The March to May, better known as the long rains, – is the main rainfall season, particularly in the equatorial parts of the region where it contributes up to 70% of the total annual rainfall.
The Food Security and Nutrition Working Group, co-chaired by IGAD and FAO, estimates that over 29 million people are facing high levels of food insecurity across the IGAD region.
“Already, 15.5 to 16 million of our sisters and brothers are in need of immediate food assistance, due to the drought. This is 6 to 6.5 million in Ethiopia, 3.5 million in Kenya, and 6 million in Somalia. In the southern-central part of Somalia, the situation is catastrophic, with 81,000 people at risk of famine ” explained Dr Workneh Gebeyehu.
Dr Guleid Artan, ICPAC’s Director, added that “the severe shortages in water and pasture are leading to smaller food production, significant losses in livestock and wildlife, and a rise in resource-based conflict in the region. On the outlook, our early warning systems and indicators show the situation worsening in the coming months”.
The Food and Agriculture Organization, Office for the Coordination of Humanitarian Affairs, UN Children’s Fund and World Food Programme issued a joint statement warning that situation is especially dire in Somalia and calling for an immediate injection of funds to enable a scale up of life-saving assistance.
“Somalia is facing famine conditions as a perfect storm of poor rain, skyrocketing food prices and huge funding shortfalls leaves almost 40% of Somalis on the brink,” it said.

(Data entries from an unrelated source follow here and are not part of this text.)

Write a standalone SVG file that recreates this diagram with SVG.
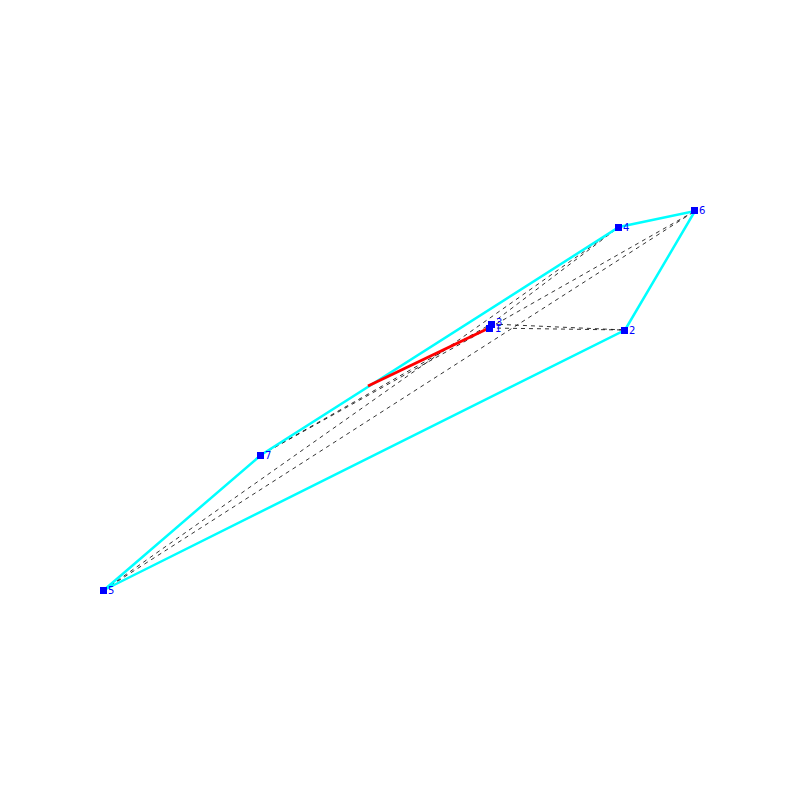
<svg xmlns="http://www.w3.org/2000/svg" width="800" height="800" viewBox="0 0 800 800">
<style>
.hull{stroke:#00ffff;stroke-width:2.5;fill:none}
.tri{stroke:#000;stroke-width:0.8;stroke-dasharray:4,4;fill:none}
.red{stroke:#ff0000;stroke-width:3;fill:none}
.nd{fill:#0000ff}
.lb{font-family:"DejaVu Sans",sans-serif;font-size:10px;fill:#0000ff}
</style>
<rect width="800" height="800" fill="#fff"/>
<g id="connectors">
<line class="tri" x1="489" y1="328" x2="625" y2="330"/>
<line class="tri" x1="491" y1="324" x2="625" y2="330"/>
<line class="tri" x1="489" y1="328" x2="695" y2="211"/>
<line class="tri" x1="491" y1="324" x2="619" y2="227"/>
<line class="tri" x1="104" y1="590" x2="619" y2="227"/>
<line class="tri" x1="104" y1="590" x2="695" y2="211"/>
<line class="tri" x1="261" y1="455" x2="491" y2="324"/>
<line class="tri" x1="261" y1="455" x2="489" y2="328"/>
<polygon class="hull" points="104,590 261,455 619,227 695,211 625,330"/>
<line class="red" x1="368" y1="386" x2="489" y2="328"/>
</g>
<g id="n1"><rect class="nd" x="486" y="325" width="7" height="7"/><text class="lb" x="495" y="332">1</text></g>
<g id="n3"><rect class="nd" x="488" y="321" width="7" height="7"/><text class="lb" x="496" y="326">3</text></g>
<g id="n2"><rect class="nd" x="621" y="327" width="7" height="7"/><text class="lb" x="629" y="334">2</text></g>
<g id="n4"><rect class="nd" x="615" y="224" width="7" height="7"/><text class="lb" x="623" y="231">4</text></g>
<g id="n6"><rect class="nd" x="691" y="207" width="7" height="7"/><text class="lb" x="699" y="214">6</text></g>
<g id="n7"><rect class="nd" x="257" y="452" width="7" height="7"/><text class="lb" x="265" y="459">7</text></g>
<g id="n5"><rect class="nd" x="100" y="587" width="7" height="7"/><text class="lb" x="108" y="594">5</text></g>
</svg>
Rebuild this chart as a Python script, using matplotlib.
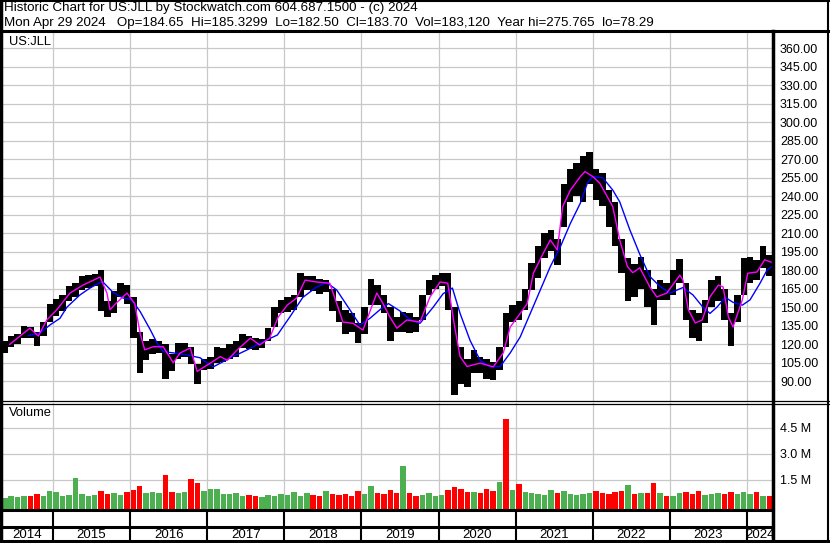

This follows the release of a new Integrated Food Security Phase Classification (IPC) report that found six million Somalis, or almost 40 per cent of the population, are now facing extreme levels of food insecurity, with pockets of famine conditions likely in six areas of the country. This is nearly a two-fold increase in the number of people facing extreme levels of acute food insecurity since the start of the year.